Symphony Meadows in Volo Illinois

Sprawl appears to be winning the ongoing battle against urban sprawl, according to a recent post at Atlantic Cities:

The exurbs – those deconcentrated towns flung far beyond the urban core and just outside the suburban spread – have been growing faster than the rest of the country in recent years, even amid the housing bust and economic recession. According to a new analysis from the Urban Institute and researchers at the U.S. Census Bureau, these areas have seen growth rates that far outpace more densely populated areas as well as the nation as a whole.
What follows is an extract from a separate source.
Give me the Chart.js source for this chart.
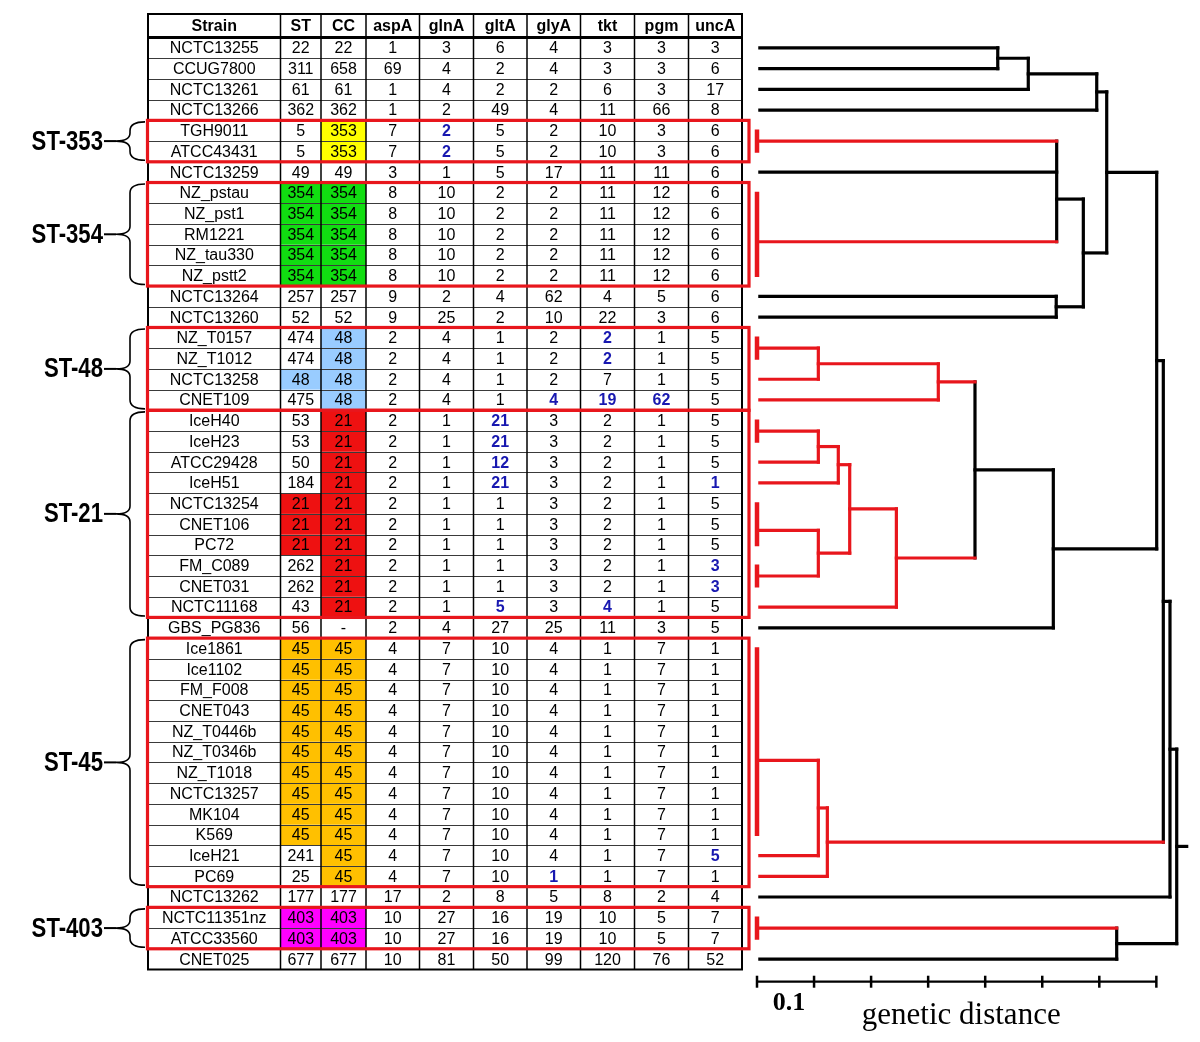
<!DOCTYPE html>
<html>
<head>
<meta charset="utf-8">
<title>MLST profiles and genetic distance</title>
<script src="https://cdn.jsdelivr.net/npm/chart.js@4.4.1/dist/chart.umd.min.js"></script>
<style>
  html, body { margin: 0; padding: 0; background: #fff; overflow: hidden; }
  #tree { display: block; }
</style>
</head>
<body>
<canvas id="tree" width="1200" height="1042"></canvas>
<script>
// ---- table data (one entry per strain, top to bottom) ----
const strains = ['NCTC13255', 'CCUG7800', 'NCTC13261', 'NCTC13266', 'TGH9011', 'ATCC43431', 'NCTC13259',
  'NZ_pstau', 'NZ_pst1', 'RM1221', 'NZ_tau330', 'NZ_pstt2', 'NCTC13264', 'NCTC13260',
  'NZ_T0157', 'NZ_T1012', 'NCTC13258', 'CNET109',
  'IceH40', 'IceH23', 'ATCC29428', 'IceH51', 'NCTC13254', 'CNET106', 'PC72', 'FM_C089', 'CNET031', 'NCTC11168',
  'GBS_PG836',
  'Ice1861', 'Ice1102', 'FM_F008', 'CNET043', 'NZ_T0446b', 'NZ_T0346b', 'NZ_T1018', 'NCTC13257', 'MK104', 'K569', 'IceH21', 'PC69',
  'NCTC13262', 'NCTC11351nz', 'ATCC33560', 'CNET025'];
const st   = [22, 311, 61, 362, 5, 5, 49, 354, 354, 354, 354, 354, 257, 52, 474, 474, 48, 475,
  53, 53, 50, 184, 21, 21, 21, 262, 262, 43, 56, 45, 45, 45, 45, 45, 45, 45, 45, 45, 45, 241, 25, 177, 403, 403, 677];
const cc   = [22, 658, 61, 362, 353, 353, 49, 354, 354, 354, 354, 354, 257, 52, 48, 48, 48, 48,
  21, 21, 21, 21, 21, 21, 21, 21, 21, 21, '-', 45, 45, 45, 45, 45, 45, 45, 45, 45, 45, 45, 45, 177, 403, 403, 677];
const aspA = [1, 69, 1, 1, 7, 7, 3, 8, 8, 8, 8, 8, 9, 9, 2, 2, 2, 2, 2, 2, 2, 2, 2, 2, 2, 2, 2, 2, 2,
  4, 4, 4, 4, 4, 4, 4, 4, 4, 4, 4, 4, 17, 10, 10, 10];
const glnA = [3, 4, 4, 2, 2, 2, 1, 10, 10, 10, 10, 10, 2, 25, 4, 4, 4, 4, 1, 1, 1, 1, 1, 1, 1, 1, 1, 1, 4,
  7, 7, 7, 7, 7, 7, 7, 7, 7, 7, 7, 7, 2, 27, 27, 81];
const gltA = [6, 2, 2, 49, 5, 5, 5, 2, 2, 2, 2, 2, 4, 2, 1, 1, 1, 1, 21, 21, 12, 21, 1, 1, 1, 1, 1, 5, 27,
  10, 10, 10, 10, 10, 10, 10, 10, 10, 10, 10, 10, 8, 16, 16, 50];
const glyA = [4, 4, 2, 4, 2, 2, 17, 2, 2, 2, 2, 2, 62, 10, 2, 2, 2, 4, 3, 3, 3, 3, 3, 3, 3, 3, 3, 3, 25,
  4, 4, 4, 4, 4, 4, 4, 4, 4, 4, 4, 1, 5, 19, 19, 99];
const tkt  = [3, 3, 6, 11, 10, 10, 11, 11, 11, 11, 11, 11, 4, 22, 2, 2, 7, 19, 2, 2, 2, 2, 2, 2, 2, 2, 2, 4, 11,
  1, 1, 1, 1, 1, 1, 1, 1, 1, 1, 1, 1, 8, 10, 10, 120];
const pgm  = [3, 3, 3, 66, 3, 3, 11, 12, 12, 12, 12, 12, 5, 3, 1, 1, 1, 62, 1, 1, 1, 1, 1, 1, 1, 1, 1, 1, 3,
  7, 7, 7, 7, 7, 7, 7, 7, 7, 7, 7, 7, 2, 5, 5, 76];
const uncA = [3, 6, 17, 8, 6, 6, 6, 6, 6, 6, 6, 6, 6, 6, 5, 5, 5, 5, 5, 5, 5, 1, 5, 5, 5, 3, 3, 5, 5,
  1, 1, 1, 1, 1, 1, 1, 1, 1, 1, 5, 1, 4, 7, 7, 52];
const locusNames = ['aspA', 'glnA', 'gltA', 'glyA', 'tkt', 'pgm', 'uncA'];
const locusValues = [aspA, glnA, gltA, glyA, tkt, pgm, uncA];

// alleles that differ from the rest of their complex: [row, locus]
const novelAlleles = [[4, 'glnA'], [5, 'glnA'], [14, 'tkt'], [15, 'tkt'], [17, 'glyA'], [17, 'tkt'], [17, 'pgm'],
  [18, 'gltA'], [19, 'gltA'], [20, 'gltA'], [21, 'gltA'], [21, 'uncA'], [25, 'uncA'], [26, 'uncA'],
  [27, 'gltA'], [27, 'tkt'], [39, 'uncA'], [40, 'glyA']];

// clonal complexes boxed in red: [label, first row, last row]
const complexes = [['ST-353', 4, 5], ['ST-354', 7, 11], ['ST-48', 14, 17], ['ST-21', 18, 27], ['ST-45', 29, 40], ['ST-403', 42, 43]];

// ---- tree data ----
// collapsed identical profiles: [first row, last row, row where the branch leaves the bar]
const collapsed = [[4, 5, 4.5], [7, 11, 9.36], [14, 15, 14.5], [18, 19, 18.5], [22, 24, 23.3], [25, 26, 25.5], [29, 38, 34.4], [42, 43, 42.5]];
// internal nodes: [id, genetic distance, children, optional row override]
// children: number = strain row, 'bN' = collapsed[N], 'nN' = node
const treeNodes = [
  ['n1', 0.422, [0, 1]],
  ['n2', 0.4755, ['n1', 2]],
  ['n3', 0.5955, ['n2', 3]],
  ['n4', 0.5253, ['b0', 6, 'b1'], 7.3],
  ['n5', 0.5245, [12, 13]],
  ['n6', 0.572, ['n4', 'n5']],
  ['n7', 0.613, ['n3', 'n6']],
  ['n8', 0.1075, ['b2', 16]],
  ['n9', 0.3178, ['n8', 17]],
  ['n10', 0.1075, ['b3', 20]],
  ['n11', 0.1425, ['n10', 21]],
  ['n12', 0.1075, ['b4', 'b5']],
  ['n13', 0.1625, ['n11', 'n12']],
  ['n14', 0.2443, ['n13', 27]],
  ['n15', 0.3821, ['n9', 'n14']],
  ['n16', 0.5194, ['n15', 28]],
  ['n17', 0.7006, ['n7', 'n16']],
  ['n18', 0.1075, ['b6', 39]],
  ['n19', 0.1233, ['n18', 40]],
  ['n20', 0.7122, ['n17', 'n19']],
  ['n21', 0.7239, ['n20', 41]],
  ['n22', 0.6305, ['b7', 44]],
  ['n23', 0.7357, ['n21', 'n22']]
];
const rootTip = 0.7532;
const scaleTicks = [0, 0.1, 0.2, 0.3, 0.4, 0.5, 0.6, 0.7];
const scaleRow = 45.09;

// ---- styles ----
const RED = '#e8161c';
const BLUE = '#1818b0';
const ccFill = { 353: '#ffff00', 354: '#11dd11', 48: '#99ccff', 21: '#ee1111', 45: '#ffc000', 403: '#ff00ff' };
const colEdges = [148, 280.5, 321, 366, 419.5, 473.5, 527, 580.5, 634.5, 688.5, 742];
const headerTop = 14;
const leafStart = 0.005;
const bodyFont = '16px "Liberation Sans", Arial, sans-serif';

function complexOf(row) {
  const c = complexes.find(g => row >= g[1] && row <= g[2]);
  return c ? c[0] : null;
}

// ---- build dendrogram segments ----
const segments = [];
const placed = {};

function kidInfo(k) {
  if (typeof k === 'number') return { h: leafStart, y: k, rows: [k] };
  if (k[0] === 'b') {
    const b = collapsed[+k.slice(1)];
    const rows = [];
    for (let r = b[0]; r <= b[1]; r++) rows.push(r);
    return { h: 0, y: b[2], rows };
  }
  return placed[k];
}

function colourOf(rows) {
  const g = complexOf(rows[0]);
  return g && rows.every(r => complexOf(r) === g) ? RED : '#000';
}

collapsed.forEach(b => {
  segments.push({ pts: [[0, b[0] - 0.06], [0, b[1] + 0.06]], colour: RED, width: 4.5, cap: 'butt' });
});

let root = null;
treeNodes.forEach(([id, h, kids, at]) => {
  const infos = kids.map(kidInfo);
  const rows = infos.flatMap(k => k.rows);
  const ys = infos.map(k => k.y);
  const y = at !== undefined ? at : (ys[0] + ys[ys.length - 1]) / 2;
  const colour = colourOf(rows);
  infos.forEach(k => {
    segments.push({ pts: [[k.h, k.y], [h, k.y]], colour: colourOf(k.rows), width: 3.2, cap: 'square' });
  });
  segments.push({ pts: [[h, Math.min(...ys)], [h, Math.max(...ys)]], colour, width: 3.2, cap: 'square' });
  placed[id] = { h, y, rows };
  root = placed[id];
});
segments.push({ pts: [[root.h, root.y], [rootTip, root.y]], colour: '#000', width: 3.2, cap: 'square' });

const datasets = segments.map(s => ({
  data: s.pts.map(p => ({ x: p[0], y: p[1] })),
  showLine: true,
  borderColor: s.colour,
  borderWidth: s.width,
  borderCapStyle: s.cap,
  pointRadius: 0,
  fill: false
}));

// scale bar
datasets.push({
  data: [{ x: scaleTicks[0], y: scaleRow }, { x: scaleTicks[scaleTicks.length - 1], y: scaleRow }],
  showLine: true, borderColor: '#000', borderWidth: 2.2, pointRadius: 0
});
datasets.push({
  data: scaleTicks.map(t => ({ x: t, y: scaleRow })),
  showLine: false, pointStyle: 'line', rotation: 90, pointRadius: 6,
  pointBorderColor: '#000', pointBorderWidth: 2.5
});

// ---- table, braces, labels ----
const tablePlugin = {
  id: 'mlstTable',
  beforeDraw(chart) {
    const ctx = chart.ctx;
    ctx.save();
    ctx.fillStyle = '#fff';
    ctx.fillRect(0, 0, chart.width, chart.height);
    ctx.restore();
  },
  afterDatasetsDraw(chart) {
    const ctx = chart.ctx;
    const ys = chart.scales.y;
    const xs = chart.scales.x;
    const top = r => ys.getPixelForValue(r - 0.5);
    const mid = r => ys.getPixelForValue(r);
    const n = strains.length;
    const bottom = top(n);
    const colMid = c => (colEdges[c] + colEdges[c + 1]) / 2;
    const isNovel = (r, loc) => novelAlleles.some(a => a[0] === r && a[1] === loc);

    ctx.save();
    // cell fills
    for (let r = 0; r < n; r++) {
      if (!complexOf(r)) continue;
      const fill = ccFill[cc[r]];
      if (!fill) continue;
      const y0 = top(r), y1 = top(r + 1);
      ctx.fillStyle = fill;
      ctx.fillRect(colEdges[2], y0, colEdges[3] - colEdges[2], y1 - y0);
      if (st[r] === cc[r]) ctx.fillRect(colEdges[1], y0, colEdges[2] - colEdges[1], y1 - y0);
    }

    // header
    ctx.textAlign = 'center';
    ctx.textBaseline = 'middle';
    ctx.fillStyle = '#000';
    ctx.font = 'bold 16px "Liberation Sans", Arial, sans-serif';
    const headers = ['Strain', 'ST', 'CC'].concat(locusNames);
    const hy = (headerTop + top(0)) / 2 + 1;
    headers.forEach((h, c) => ctx.fillText(h, colMid(c), hy));

    // body
    for (let r = 0; r < n; r++) {
      const y = mid(r) + 1;
      ctx.font = bodyFont;
      ctx.fillStyle = '#000';
      ctx.fillText(strains[r], colMid(0), y);
      ctx.fillText(String(st[r]), colMid(1), y);
      ctx.fillText(String(cc[r]), colMid(2), y);
      locusNames.forEach((loc, i) => {
        const novel = isNovel(r, loc);
        ctx.font = (novel ? 'bold ' : '') + bodyFont;
        ctx.fillStyle = novel ? BLUE : '#000';
        ctx.fillText(String(locusValues[i][r]), colMid(i + 3), y);
      });
    }

    // grid
    ctx.strokeStyle = '#3a3a3a';
    ctx.lineWidth = 1;
    for (let r = 1; r < n; r++) {
      const y = Math.round(top(r)) + 0.5;
      ctx.beginPath(); ctx.moveTo(colEdges[0], y); ctx.lineTo(colEdges[colEdges.length - 1], y); ctx.stroke();
    }
    ctx.strokeStyle = '#000';
    ctx.lineWidth = 1.5;
    for (let c = 1; c < colEdges.length - 1; c++) {
      ctx.beginPath(); ctx.moveTo(colEdges[c], headerTop); ctx.lineTo(colEdges[c], bottom); ctx.stroke();
    }
    ctx.lineWidth = 3;
    ctx.beginPath(); ctx.moveTo(colEdges[0], top(0)); ctx.lineTo(colEdges[colEdges.length - 1], top(0)); ctx.stroke();
    ctx.lineWidth = 2;
    ctx.strokeRect(colEdges[0], headerTop, colEdges[colEdges.length - 1] - colEdges[0], bottom - headerTop);

    // complex boxes, braces and labels
    complexes.forEach(([label, r0, r1]) => {
      const y0 = top(r0), y1 = top(r1 + 1), ym = (y0 + y1) / 2;
      ctx.strokeStyle = RED;
      ctx.lineWidth = 3.2;
      ctx.strokeRect(147.5, y0, 601.5, y1 - y0);

      ctx.strokeStyle = '#000';
      ctx.lineWidth = 1.6;
      const sx = 130, ex = 145, tx = 116, yt = y0 + 1.5, yb = y1 - 1.5;
      ctx.beginPath();
      ctx.moveTo(ex, yt);
      ctx.quadraticCurveTo(sx, yt, sx, yt + 9);
      ctx.lineTo(sx, ym - 8);
      ctx.quadraticCurveTo(sx, ym, tx, ym);
      ctx.quadraticCurveTo(sx, ym, sx, ym + 8);
      ctx.lineTo(sx, yb - 9);
      ctx.quadraticCurveTo(sx, yb, ex, yb);
      ctx.stroke();
      ctx.lineWidth = 2;
      ctx.beginPath(); ctx.moveTo(104, ym); ctx.lineTo(tx, ym); ctx.stroke();

      // narrow bold label: squeeze a regular bold face horizontally
      ctx.save();
      ctx.translate(103, ym + 1);
      ctx.scale(0.82, 1);
      ctx.fillStyle = '#000';
      ctx.textAlign = 'right';
      ctx.font = 'bold 27px "Liberation Sans", Arial, sans-serif';
      ctx.fillText(label, 0, 0);
      ctx.restore();
    });

    // scale bar labels
    ctx.fillStyle = '#000';
    ctx.textAlign = 'center';
    ctx.textBaseline = 'alphabetic';
    ctx.font = 'bold 26px "Liberation Serif", "Times New Roman", serif';
    ctx.fillText('0.1', xs.getPixelForValue(0.056), ys.getPixelForValue(scaleRow) + 28);
    ctx.font = '31px "Liberation Serif", "Times New Roman", serif';
    ctx.fillText('genetic distance', xs.getPixelForValue(0.358), ys.getPixelForValue(scaleRow) + 42);
    ctx.restore();
  }
};

// scales: x = genetic distance (0 at the leaf edge), y = strain row (0 = first strain)
const pxPerUnit = 570.5, leafEdgePx = 757;
const pxPerRow = 20.71, firstRowPx = 47.9;

new Chart(document.getElementById('tree'), {
  type: 'scatter',
  data: { datasets },
  options: {
    responsive: false,
    animation: false,
    events: [],
    layout: { padding: 0, autoPadding: false },
    plugins: { legend: { display: false }, tooltip: { enabled: false } },
    scales: {
      x: { type: 'linear', display: false, min: -leafEdgePx / pxPerUnit, max: (1200 - leafEdgePx) / pxPerUnit },
      y: { type: 'linear', display: false, reverse: true, min: -firstRowPx / pxPerRow, max: (1042 - firstRowPx) / pxPerRow }
    }
  },
  plugins: [tablePlugin]
});
</script>
</body>
</html>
Between 2000 and 2010, the total U.S. population grew about 10 percent, from 281 million to 309 million. Over that same time, the exurban population grew by more than 60 percent, from about 16 million to almost 26 million people, according to the analysis.

According to an interactive map linked from the article, the population of the Chicago-Joliet-Naperville metro area as a whole grew only 0.4% between 2000 and 2010 while its exurban areas grew by 5.3% during that period.

If you’ve bought into the meme that rising gas prices and collapsing home prices in recent years fueled a movement away from the exurbs, consider that the population of the Chicago metro area as a whole was stable between 2007 and 2010 while its exurban areas grew by 4.2%.